//Can I withdraw money from my life insurance?

Can I withdraw money from my life insurance?

Of course, you can withdraw money from your insurance policy. There are quite some ways, It all depends on your contract. For example: You can partially withdraw money from ULIP plans. You can avoid loans and breaking your fixed deposit in case you require a large sum.

Withdrawing money from ULIPs

According to IRDA norms, policyholders can partially withdraw thrice during the entire policy term up to a maximum of 25 percent of the fund value at the time of withdrawal, linked to defined life events. These life events include partial withdrawal for higher education, children’s marriage or critical illness (self and spouse) or buying or construction of a residential property. The partial withdrawal feature of ULIP makes it a unique and flexible plan.

You can partially withdraw if:

  • You are atleast 18 years of age.
  • You have completed the lock in period of 5 policy years.
  • all due premiums have been paid on time and the policy is in force.

Withdrawing money from traditional insurance policies.

Life insurance is a long term financial product.
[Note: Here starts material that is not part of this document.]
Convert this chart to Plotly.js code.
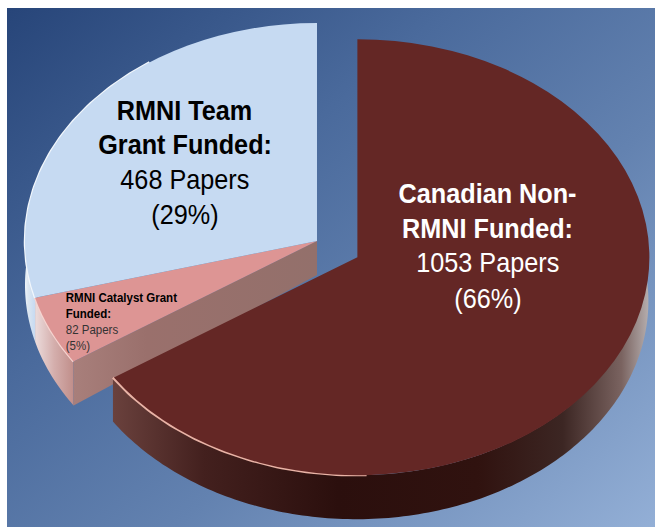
<!DOCTYPE html>
<html><head><meta charset="utf-8">
<script src="https://cdn.plot.ly/plotly-3.0.1.min.js"></script>
<style>
html,body{margin:0;padding:0;background:#fff;overflow:hidden}
#bg{position:absolute;left:7px;top:8px;width:648px;height:519px;background:linear-gradient(140deg,#274579 0%,#4a6a9c 35%,#6382b0 62%,#93afd6 100%)}
#chart{position:absolute;left:0;top:0;width:659px;height:527px}
</style></head><body>
<div id="bg"></div><div id="chart"></div>
<script>
const categories = ["Canadian Non-RMNI Funded", "RMNI Catalyst Grant Funded", "RMNI Team Grant Funded"];
const papers = [1053, 82, 468];
const sliceColors = ["#642725", "#dd9594", "#c6daf2"];
const teamLabel = ["<b>RMNI Team</b>", "<b>Grant Funded:</b>", "468 Papers", "(29%)"];
const canadianLabel = ["<b>Canadian Non-</b>", "<b>RMNI Funded:</b>", "1053 Papers", "(66%)"];
const catalystLabel = ["<b>RMNI Catalyst Grant</b>", "<b>Funded:</b>", "82 Papers", "(5%)"];

const W = 659, H = 527, RX = 292, RY = 218, CX = 317, CY = 241, DEPTH = 44, APEX_DEPTH = 34;
const PULL = 0.157, TEXT_SX = 0.885;
const total = papers.reduce((a, b) => a + b, 0);
const a1 = 360 * papers[0] / total;            // dark / pink boundary
const a2 = 360 * (papers[0] + papers[1]) / total; // pink / blue boundary
const rad = d => d * Math.PI / 180;
const darkMid = rad(a1 / 2);
const DX = CX + PULL * RX * Math.sin(darkMid) - 1, DY = CY - PULL * RY * Math.cos(darkMid);

function arc(cx, cy, t1, t2, off) {
  const xs = [], ys = [], n = Math.ceil(Math.abs(t2 - t1));
  for (let i = 0; i <= n; i++) {
    const t = rad(t1 + (t2 - t1) * i / n);
    xs.push(cx + RX * Math.sin(t)); ys.push(cy - RY * Math.cos(t) + off);
  }
  return [xs, ys];
}
function rim(cx, cy, t1, t2, stops) {
  const [x0, y0] = arc(cx, cy, t1, t2, 0), [x1, y1] = arc(cx, cy, t2, t1, DEPTH);
  return {type: "scatter", mode: "none", fill: "toself", x: x0.concat(x1), y: y0.concat(y1),
          fillgradient: {type: "horizontal", colorscale: stops}, hoverinfo: "skip", showlegend: false};
}
function hi(cx, cy, t1, t2, color, w) {
  const [x, y] = arc(cx, cy, t1, t2, 0);
  return {type: "scatter", mode: "lines", x, y, line: {color, width: w}, hoverinfo: "skip", showlegend: false};
}
const cornerX = CX + RX * Math.sin(rad(a1)), cornerY = CY - RY * Math.cos(rad(a1));
const pinkCut = {type: "scatter", mode: "none", fill: "toself",
  x: [CX, cornerX, cornerX, CX], y: [CY, cornerY, cornerY + DEPTH, CY + APEX_DEPTH],
  fillgradient: {type: "horizontal", colorscale: [[0, "#a87f7b"], [0.3, "#9a706c"], [1, "#93706b"]]},
  hoverinfo: "skip", showlegend: false};

const traces = [
  rim(CX, CY, a2, 282, [[0, "#eef4fa"], [0.3, "#dce6f0"], [1, "#c6daf2"]]),
  rim(CX, CY, a1, a2, [[0, "#ecdcdc"], [0.5, "#d4aeac"], [1, "#c08e8a"]]),
  pinkCut,
  rim(DX, DY, 84, a1, [[0, "#6a413d"], [0.17, "#43201e"], [0.42, "#2b0f0d"], [0.68, "#30120f"], [0.84, "#3c2623"], [0.95, "#7a6360"], [1, "#b5adad"]]),
  hi(CX, CY, a2, 325, "#f2f7fc", 2.5),
  hi(CX, CY, a1, a2, "#f6d4d0", 2.5),
  hi(DX, DY, 178, a1, "#e9b3a6", 2.5),
  {type: "pie", values: papers, labels: categories, sort: false, direction: "clockwise", rotation: 0,
   pull: [PULL, 0, 0], marker: {colors: sliceColors, line: {width: 0}}, textinfo: "none",
   showlegend: false, domain: {x: [0, 1], y: [0, 1]}, hoverinfo: "label+value+percent"}
];

const F = "Liberation Sans, Arial, sans-serif";
const line = (x, y, text, size, color, left) => ({xref: "x", yref: "y", x, y, text, showarrow: false,
  xanchor: left ? "left" : "center", yanchor: "middle", font: {family: F, size, color}});
const teamY = [110, 144, 179, 214], canadianY = [193, 228, 262, 298], catalystY = [297, 313, 329, 345];
const annotations = [
  ...teamLabel.map((t, i) => line(184.5, teamY[i], t, 28.5, "#000")),
  ...canadianLabel.map((t, i) => line(487.5, canadianY[i], t, 28.5, "#fff")),
  ...catalystLabel.map((t, i) => line(64, catalystY[i], t, 13, i < 2 ? "#000" : "#333", true))
];
const layout = {
  width: W, height: H, margin: {l: 0, r: 0, t: 0, b: 0}, autosize: false,
  paper_bgcolor: "rgba(0,0,0,0)", plot_bgcolor: "rgba(0,0,0,0)", showlegend: false,
  xaxis: {range: [0, W], visible: false, fixedrange: true},
  yaxis: {range: [H, 0], visible: false, fixedrange: true},
  annotations
};
Plotly.newPlot("chart", traces, layout, {displayModeBar: false}).then(() => {
  const r = Math.min(W, H) / (2 + 2 * PULL);
  const sx = RX / r, sy = RY / r;
  const tx = CX - sx * W / 2, ty = CY - sy * H / 2;
  document.querySelectorAll(".pielayer").forEach(g =>
    g.setAttribute("transform", `matrix(${sx},0,0,${sy},${tx},${ty})`));
  // the reference's lettering is horizontally condensed
  document.querySelectorAll("g.annotation").forEach((g, i) => {
    const ax = annotations[i].x;
    g.setAttribute("transform", `matrix(${TEXT_SX},0,0,1,${ax * (1 - TEXT_SX)},0)`);
  });
});
</script>
</body></html>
Though you may buy a policy with a specific long term need, you may require funds for various reasons like personal economic hardship. You can use the cash value, your traditional plan has built up to either surrender or take a loan against the policy. Term life insurance policies do not carry any cash value.

According to the new guidelines issued by the IRDA, which came into effect in February 1, 2020, surrender value norms have been revised to benefit policyholders. Surrender value is the amount you stand to get when you decide to make a premature exit from the plan, i.e. when you have decided to completely withdraw or terminate the policy before its maturity.

There are two types in surrender value – Guaranteed Surrender Value and Special Surrender Value. Higher of the two is paid as ‘surrender value’ at the time of surrender. If you’ve built up a sizable cash value, you may also choose to take out a loan against your policy. Life insurance companies often offer these cash-value loans at interest rates lower than a traditional bank loan.

And you’re not obligated to pay back the loan since you’re essentially borrowing your own money. Whatever money you borrow, plus interest, will be deducted from the death benefit when you die.

In the new surrender norms, a “Guaranteed Surrender Value” is acquired after paying the premiums for only 2 years now, which is 30 percent of the total premiums paid less any survival benefits already paid will be given to the policyholder, earlier it was 3 years.

If the policy is surrendered after three years, the policyholder will get 35 per cent of the total premiums, less any survival benefits already paid. For the 4th to 7th year, the surrender value will increase to 50 per cent And if the policyholder surrenders the policy between the last two years before the policy matures, insurers will have to pay 90 per cent of the total premiums paid less any survival benefits already paid’ to the policyholder.

You always have the option to surrender your policy and receive the accrued cash value. But you’re relinquishing the death benefit when you surrender a life insurance policy, which means your heirs will receive nothing from the policy when you die.